American ecologist (1928–2020)

Arthur H. Westing (July 18, 1928 – April 30, 2020) was an American ecologist. He was a longtime researcher at the Stockholm International Peace Research Institute.

== Biography ==
Westing was born in Brooklyn, New York on July 18, 1928, to Dr. Siegfried W. Westing and Paula (Riesenfeld) Westing. Growing up in Brooklyn, he was an Eagle Scout, which instilled in him a love for nature and the environment. Westing then graduated from Columbia University in 1950 with a B.A. in botany and served in the United States Marine Corps during the Korean War. He returned to the United States after the war and earned his master's degree in forestry and doctorate in plant physiology and ecology from Yale University.

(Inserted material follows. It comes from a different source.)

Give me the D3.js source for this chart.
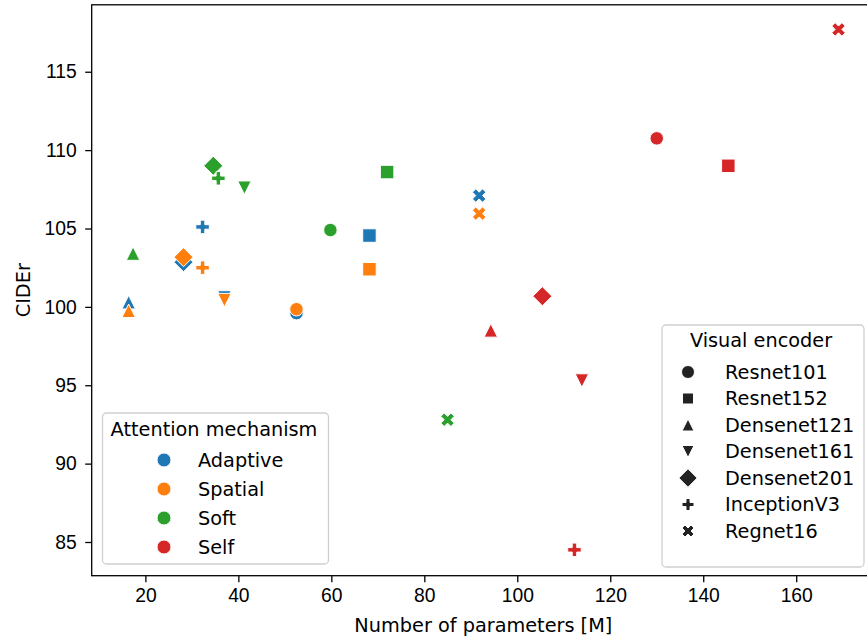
<!DOCTYPE html>
<html>
<head>
<meta charset="utf-8">
<script src="https://cdn.jsdelivr.net/npm/d3@7"></script>
<style>
  html, body { margin: 0; padding: 0; background: #fff; }
  svg { display: block; font-family: "DejaVu Sans", sans-serif; }
  .axis text { font-size: 19.3px; fill: #000; }
  .axis line { stroke: #000; stroke-width: 1.3px; }
  .axis path { display: none; }
  .frame { fill: none; stroke: #000; stroke-width: 1.3px; }
  .legend-box { fill: #fff; fill-opacity: 0.8; stroke: #d0d0d0; stroke-width: 1.3px; }
  .legend text { font-size: 19.3px; fill: #000; }
  .axis-label { font-size: 19.3px; fill: #000; }
</style>
</head>
<body>
<div id="chart"></div>
<script>
// --- Data ---
const mechanisms = ['Adaptive', 'Spatial', 'Soft', 'Self'];
const mechColors = ['#1f77b4', '#ff7f0e', '#2ca02c', '#d62728'];
const encoders = ['Resnet101', 'Resnet152', 'Densenet121', 'Densenet161', 'Densenet201', 'InceptionV3', 'Regnet16'];
const encoderShapes = ['circle', 'square', 'triUp', 'triDown', 'diamond', 'plus', 'cross'];

// number of parameters [M] / CIDEr, one entry per encoder (same order)
const adaptiveParams = [52.5, 68.2, 16.4, 37.0, 28.2, 32.3, 91.8];
const adaptiveCider  = [99.6, 104.55, 100.3, 100.6, 102.85, 105.1, 107.1];
const spatialParams  = [52.5, 68.2, 16.4, 37.0, 28.2, 32.3, 91.8];
const spatialCider   = [99.85, 102.4, 99.75, 100.43, 103.17, 102.5, 105.95];
const softParams     = [59.8, 72.0, 17.35, 41.3, 34.6, 35.7, 85.0];
const softCider      = [104.9, 108.6, 103.4, 107.6, 109.0, 108.2, 92.8];
const selfParams     = [130.0, 145.4, 94.3, 113.9, 105.4, 112.3, 169.1];
const selfCider      = [110.75, 109.0, 98.5, 95.3, 100.68, 84.5, 117.7];

const xTicks = [20, 40, 60, 80, 100, 120, 140, 160];
const yTicks = [85, 90, 95, 100, 105, 110, 115];

const paramsByMech = [adaptiveParams, spatialParams, softParams, selfParams];
const ciderByMech = [adaptiveCider, spatialCider, softCider, selfCider];

// --- Plot sizing ---
const W = 867, H = 641;
const margin = { top: 4.8, left: 91.7 };
const width = 783.3;   // right spine falls just outside the picture
const height = 570.9;

// --- Marker paths (matplotlib style, size u) ---
function markerPath(shape, u) {
  const h = u / 2;
  const poly = pts => 'M' + pts.map(p => p[0] + ',' + p[1]).join('L') + 'Z';
  switch (shape) {
    case 'circle':
      return `M${h},0A${h},${h} 0 1,1 ${-h},0A${h},${h} 0 1,1 ${h},0Z`;
    case 'square':
      return poly([[-h, -h], [h, -h], [h, h], [-h, h]]);
    case 'triUp':
      return poly([[0, -h], [h, h], [-h, h]]);
    case 'triDown':
      return poly([[0, h], [h, -h], [-h, -h]]);
    case 'diamond': {
      const d = u / Math.SQRT2;
      return poly([[0, -d], [d, 0], [0, d], [-d, 0]]);
    }
    case 'plus': {
      const s = u / 6;
      return poly([[-1, -3], [-1, -1], [-3, -1], [-3, 1], [-1, 1], [-1, 3], [1, 3], [1, 1], [3, 1], [3, -1], [1, -1], [1, -3]]
        .map(p => [p[0] * s, p[1] * s]));
    }
    case 'cross': {
      const s = u / 4;
      return poly([[-1, -2], [0, -1], [1, -2], [2, -1], [1, 0], [2, 1], [1, 2], [0, 1], [-1, 2], [-2, 1], [-1, 0], [-2, -1]]
        .map(p => [p[0] * s, p[1] * s]));
    }
  }
}

// build rows for the scatter
const rows = [];
mechanisms.forEach((m, mi) => {
  encoders.forEach((e, ei) => {
    rows.push({ mech: m, encoder: e, params: paramsByMech[mi][ei], cider: ciderByMech[mi][ei] });
  });
});

// --- Scales ---
const x = d3.scaleLinear().domain([8.45, 176.95]).range([0, width]);
const y = d3.scaleLinear().domain([82.85, 119.27]).range([height, 0]);
const color = d3.scaleOrdinal().domain(mechanisms).range(mechColors);
const shape = d3.scaleOrdinal().domain(encoders).range(encoderShapes);

const svg = d3.select('#chart').append('svg')
  .attr('width', W)
  .attr('height', H);

const plot = svg.append('g')
  .attr('transform', `translate(${margin.left},${margin.top})`);

// AXIS
plot.append('g')
  .attr('class', 'axis axis--x')
  .attr('transform', `translate(0,${height})`)
  .call(d3.axisBottom(x).tickValues(xTicks).tickSize(6.5).tickPadding(6.5).tickFormat(d3.format('d')));

plot.append('g')
  .attr('class', 'axis axis--y')
  .call(d3.axisLeft(y).tickValues(yTicks).tickSize(6.5).tickPadding(8.5).tickFormat(d3.format('d')));

plot.append('rect')
  .attr('class', 'frame')
  .attr('x', 0).attr('y', 0)
  .attr('width', width).attr('height', height);

// points
plot.append('g').selectAll('.pt')
  .data(rows)
  .enter().append('path')
  .attr('class', 'pt')
  .attr('transform', d => `translate(${x(d.params)},${y(d.cider)})`)
  .attr('d', d => markerPath(shape(d.encoder), 13.5))
  .style('fill', d => color(d.mech))
  .style('stroke', '#fff')
  .style('stroke-width', 1);

// axis labels
svg.append('text')
  .attr('class', 'axis-label')
  .attr('x', margin.left + width / 2)
  .attr('y', 632)
  .attr('text-anchor', 'middle')
  .text('Number of parameters [M]');

svg.append('text')
  .attr('class', 'axis-label')
  .attr('transform', `translate(23,${margin.top + height / 2}) rotate(-90)`)
  .attr('text-anchor', 'middle')
  .attr('dy', '0.35em')
  .text('CIDEr');

// --- Legend: attention mechanism (lower left) ---
const leg1 = svg.append('g').attr('class', 'legend');
leg1.append('rect').attr('class', 'legend-box')
  .attr('x', 102.5).attr('y', 413).attr('width', 226).attr('height', 151).attr('rx', 4);
leg1.append('text')
  .attr('x', 214).attr('y', 436)
  .attr('text-anchor', 'middle')
  .text('Attention mechanism');
const leg1Items = leg1.selectAll('.item')
  .data(mechanisms)
  .enter().append('g')
  .attr('class', 'item')
  .attr('transform', (d, i) => `translate(0,${460 + i * 29})`);
leg1Items.append('circle')
  .attr('cx', 164).attr('cy', 0).attr('r', 7)
  .style('fill', d => color(d))
  .style('stroke', '#fff').style('stroke-width', 1);
leg1Items.append('text')
  .attr('x', 198).attr('dy', '0.35em')
  .text(d => d);

// --- Legend: visual encoder (lower right) ---
const legendSizes = { circle: 13, square: 11, triUp: 12, triDown: 12, diamond: 13, plus: 12, cross: 12 };
const leg2 = svg.append('g').attr('class', 'legend');
leg2.append('rect').attr('class', 'legend-box')
  .attr('x', 662).attr('y', 325).attr('width', 202).attr('height', 242).attr('rx', 4);
leg2.append('text')
  .attr('x', 761).attr('y', 347)
  .attr('text-anchor', 'middle')
  .text('Visual encoder');
const leg2Items = leg2.selectAll('.item')
  .data(encoders)
  .enter().append('g')
  .attr('class', 'item')
  .attr('transform', (d, i) => `translate(0,${372 + i * 26.5})`);
leg2Items.append('path')
  .attr('transform', 'translate(688,0)')
  .attr('d', d => markerPath(shape(d), legendSizes[shape(d)]))
  .style('fill', '#222')
  .style('stroke', '#fff').style('stroke-width', 1);
leg2Items.append('text')
  .attr('x', 725).attr('dy', '0.35em')
  .text(d => d);
</script>
</body>
</html>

Westing taught at a number of academic institutions, including Purdue University, Middlebury College, Hampshire College, Windham College, and the University of Massachusetts Amherst. He received a Guggenheim Fellowship in 1973.

From 1975 to 1987, Westing was a member of the research staff of the Stockholm International Peace Research Institute. His research focused on the military impact of the environment and was considered an expert in the field of environmental security. He also worked for Peace Research Institute Oslo from 1988 to 1990, where he worked on his project on ‘Peace, Security, and Environment’ funded by the United Nations Environment Programme. He was a visiting professor at the European Peace University and Durham University.

Westing died on April 30, 2020, in Shelburne, Vermont.